# can you overtighten the front wheel while using quick release?



## Kindred_FP (Sep 6, 2015)

How do you guys determine when to snap your quick release in?

Is it when you start to feel tension while hand tightening the bolt while horizontal then you snap it on?


----------



## phlegm (Jul 13, 2006)

I suppose over-tightening could somehow apply too much force to the bearings inside the hubs, but I've never experienced that myself. Unsure how many people would have the hand strength to do that anyway. The more realistic downfall would be under-tightening.

I dislike the fact that skewer-tightening is an inexact science. It's never exactly the same twice. No special trick in my case, I tighten the nut on the other side and then trial-and-error the quick release handle until it gives enough resistance when pushing closed.


----------



## Kindred_FP (Sep 6, 2015)

phlegm said:


> I suppose over-tightening could somehow apply too much force to the bearings inside the hubs, but I've never experienced that myself. Unsure how many people would have the hand strength to do that anyway. The more realistic downfall would be under-tightening.
> 
> I dislike the fact that skewer-tightening is an inexact science. It's never exactly the same twice. No special trick in my case, I tighten the nut on the other side and then trial-and-error the quick release handle until it gives enough resistance when pushing closed.


OK good to know. So better to over tighten then.

When do you usually snap it closed. When it's tight by hand. I guess it's always safer to check everything.


----------



## Boomchakabowwow (Sep 8, 2015)

i cant imagine tightening it to the point where it isnt "good" that is a tiny lever, and unless your hands are freakisly strong, or it's holding a tool..you cant overdo it.
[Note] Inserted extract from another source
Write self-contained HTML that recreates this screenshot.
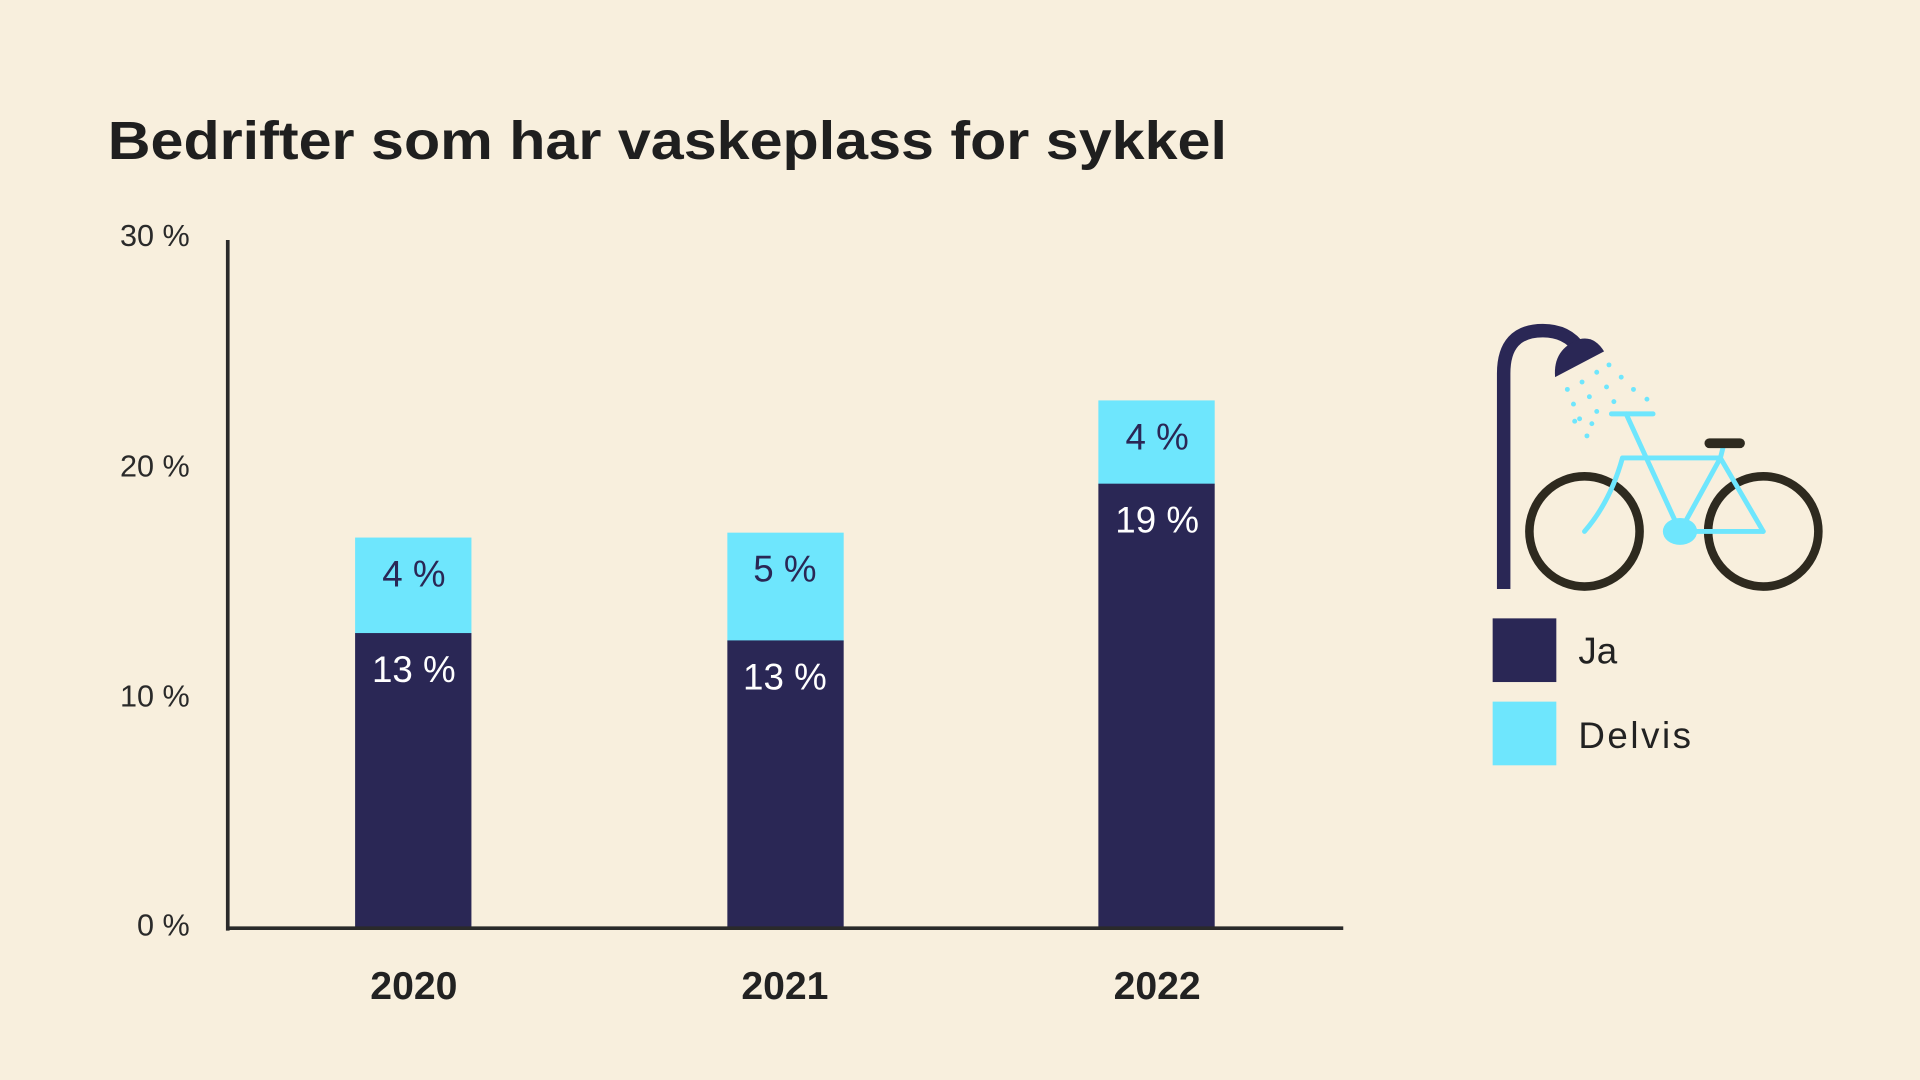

i cant with my girl hands.


----------



## phlegm (Jul 13, 2006)

Kindred_FP said:


> OK good to know. So better to over tighten then.
> 
> When do you usually snap it closed. When it's tight by hand. I guess it's always safer to check everything.


Hard to know what you're asking. By definition it is hand-tightened. I like it to take some force when closing - not casually/easily closing if that makes any sense. It would feel weird to me if it closed too easily.


----------



## Kindred_FP (Sep 6, 2015)

phlegm said:


> Hard to know what you're asking. By definition it is hand-tightened. I like it to take some force when closing - not casually/easily closing if that makes any sense. It would feel weird to me if it closed too easily.


OK I think I get it now.

Basically some good resistance when I try to lock it. On you tube people say they snap it close when they feel resistance from horizontal position. Again they said when they feel some little resistance. For me I feel like I snap it still too easy if ibfollow this guideline.


----------



## One Pivot (Nov 20, 2009)

If it hurts your hand it's too tight.


----------



## DethWshBkr (Nov 25, 2010)

I typically used to tell people, leave the skewer open, and screw down the end. It is likely close to correct when you go to cam the skewer over, and when the handle is roughly half way closed (essentially in-line with the axle) you should feel some slight tension. The tension should increase until closed.


----------



## rangeriderdave (Aug 29, 2008)

What I do is tighten the bolt until snug with the cam lever at a 45 degree angle .Then push the lever closed.


----------



## cjsb (Mar 4, 2009)

When you over tighten it can be a PITA to get it loose and usually that happens trail side when you need to fix a flat or realign for brke rubbing.

Not all QR cams and skewers are created equal, over tightening can result in wearing out the cam or breaking it, but I am talking about going Apeshit on it.


----------



## J.B. Weld (Aug 13, 2012)

Boomchakabowwow said:


> you cant overdo it.


You definitely can over do it and it can potentially cause damage to the qr lever if you do. The cheaper open cam skewers can be nearly impossible to over tighten, or even get tight enough unless you lubricate the interface between the lever cam and the concave washer though.


----------